Our least favorite part of the Airline Deregulation Act is headed to the Supreme Court for the third time, and we're not looking forward to it, because the court might end up compounding some earlier mistakes.
In two previous cases, the court handed down rulings that were godsends to the airlines but major roadblocks to consumers seeking redress. If the justices do it again, it could be airline passengers who strike out.
A little history: When Congress deregulated the airlines, it wanted to make sure that the states didn't reregulate them, so it adopted language that state and local governments "may not enact or enforce" any law or regulation "related to a price, route or service of an air carrier."
It didn't take long for airlines to realize that it would be in their interests to interpret the words "related to" and "service" as broadly as possible. Federal judges seemed to be reading their minds, shielding numerous airline activities from local lawsuits under the pre-emption clause, on the grounds that they were "related to ... service."
Back when GDSs were owned by airlines, some judges even threw travel agents out of court on the grounds that state laws could not be invoked in their disputes against airline-owned reservations vendors.

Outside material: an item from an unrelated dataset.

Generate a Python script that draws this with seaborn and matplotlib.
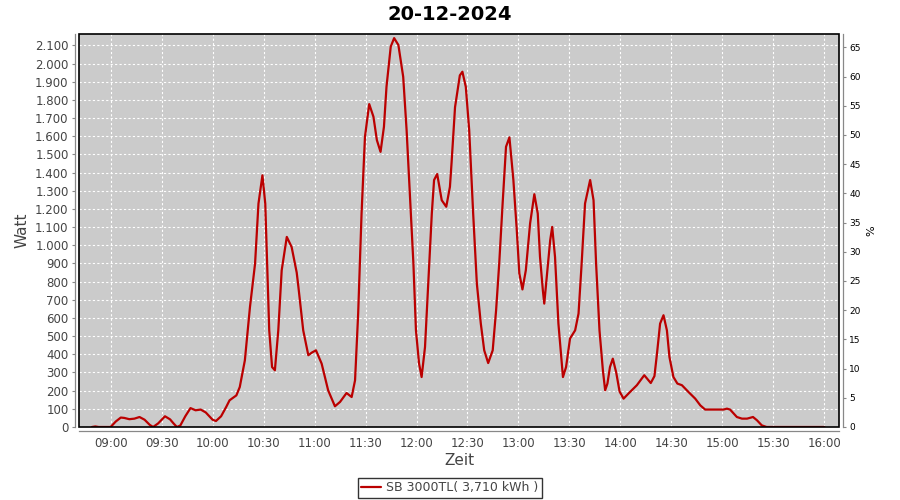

Over the years, the Supreme Court helped this process along. In 1992 it ruled that airlines were immune from state consumer laws on deceptive advertising, because enforcement could affect pricing and services.

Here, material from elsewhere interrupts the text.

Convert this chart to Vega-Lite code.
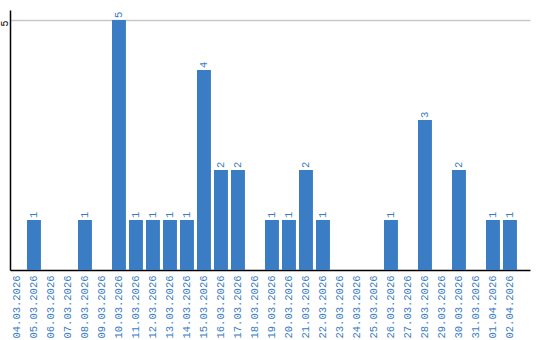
{
  "$schema": "https://vega.github.io/schema/vega-lite/v6.json",
  "autosize": "none",
  "padding": {"left": 10, "top": 10, "right": 10, "bottom": 70},
  "width": 520,
  "height": 260,
  "background": "white",
  "config": {"view": {"stroke": null}, "font": "Liberation Mono"},
  "data": {"values": [
    {"date": "04.03.2026", "count": 0},
    {"date": "05.03.2026", "count": 1},
    {"date": "06.03.2026", "count": 0},
    {"date": "07.03.2026", "count": 0},
    {"date": "08.03.2026", "count": 1},
    {"date": "09.03.2026", "count": 0},
    {"date": "10.03.2026", "count": 5},
    {"date": "11.03.2026", "count": 1},
    {"date": "12.03.2026", "count": 1},
    {"date": "13.03.2026", "count": 1},
    {"date": "14.03.2026", "count": 1},
    {"date": "15.03.2026", "count": 4},
    {"date": "16.03.2026", "count": 2},
    {"date": "17.03.2026", "count": 2},
    {"date": "18.03.2026", "count": 0},
    {"date": "19.03.2026", "count": 1},
    {"date": "20.03.2026", "count": 1},
    {"date": "21.03.2026", "count": 2},
    {"date": "22.03.2026", "count": 1},
    {"date": "23.03.2026", "count": 0},
    {"date": "24.03.2026", "count": 0},
    {"date": "25.03.2026", "count": 0},
    {"date": "26.03.2026", "count": 1},
    {"date": "27.03.2026", "count": 0},
    {"date": "28.03.2026", "count": 3},
    {"date": "29.03.2026", "count": 0},
    {"date": "30.03.2026", "count": 2},
    {"date": "31.03.2026", "count": 0},
    {"date": "01.04.2026", "count": 1},
    {"date": "02.04.2026", "count": 1}
  ]},
  "encoding": {
    "x": {
      "field": "date", "type": "nominal", "sort": null,
      "scale": {"paddingInner": 0.18, "paddingOuter": 0.384, "align": 0},
      "axis": {
        "title": null, "ticks": false, "labelAngle": -90, "labelAlign": "right", "labelBaseline": "middle",
        "labelPadding": 5, "labelColor": "#3a7dc3", "labelFontSize": 10.5, "labelFont": "Liberation Mono",
        "domainColor": "#000000", "domainWidth": 1.5, "grid": false
      }
    },
    "y": {
      "field": "count", "type": "quantitative",
      "scale": {"domain": [0, 5.2], "nice": false},
      "axis": {
        "title": null, "values": [5], "ticks": false, "labelAngle": -90, "labelAlign": "right",
        "labelBaseline": "middle", "labelPadding": 6, "labelColor": "#000000", "labelFontSize": 10,
        "labelFont": "Liberation Mono",
        "domainColor": "#000000", "domainWidth": 1.5, "grid": true, "gridColor": "#c8c8c8", "gridWidth": 1.5
      }
    }
  },
  "layer": [
    {"mark": {"type": "bar", "color": "#3b7dc4"}},
    {
      "transform": [{"filter": "datum.count > 0"}],
      "mark": {"type": "text", "angle": -90, "align": "left", "baseline": "middle", "dx": 2, "color": "#3a7dc3", "fontSize": 10.5, "font": "Liberation Mono"},
      "encoding": {"text": {"field": "count", "type": "quantitative"}}
    }
  ]
}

The court also struck down attempts by other courts to differentiate between activities that were "essential" to air transportation services, and thus off-limits to the states, and those that were not.
This led the court to close another door in 1995, when it ruled that a dispute between an airline and its loyalty plan members could not be litigated under a state consumer fraud statute. Instead, it said the case could only proceed as a breach-of-contract action, because in that instance the state would not be imposing any regulation on the air carrier but merely enforcing the terms of its own contract.
Enter Rabbi S. Binyomin Ginsberg, who tried to sue Northwest after the airline revoked his frequent flyer membership in 2008. The WorldPerks contract at the time gave the airline the ability to revoke a membership based on its "sole judgment," which led to the rejection of his breach-of-contract claim.
But Ginsberg also claimed that Northwest violated an "implied covenant of good faith and fair dealing," which he said was not pre-empted. The Ninth Circuit Court of Appeals upheld that claim, but the airline -- now Delta -- appealed that ruling to the Supreme Court.
The airline says any such "implied covenant" is a creature of state law, not part of its frequent flyer contract, and is therefore pre-empted.
Since deregulation, no cases have come to the Supreme Court concerning power-grabbing state governments attempting to regulate airline fares or routes -- the thing that Congress was actually worried about.
Every case, rather, has concerned how airlines treat their customers, and in every case the court has foreclosed an option for customers to seek redress. Now, according to Delta, even the expectation of "good faith" is seen as a threat to the federal regime.
If we go much further down this road, we might come to a time when airlines will try to squelch their parking tickets because it might somehow affect their "services."
At the rate we're going, it could happen.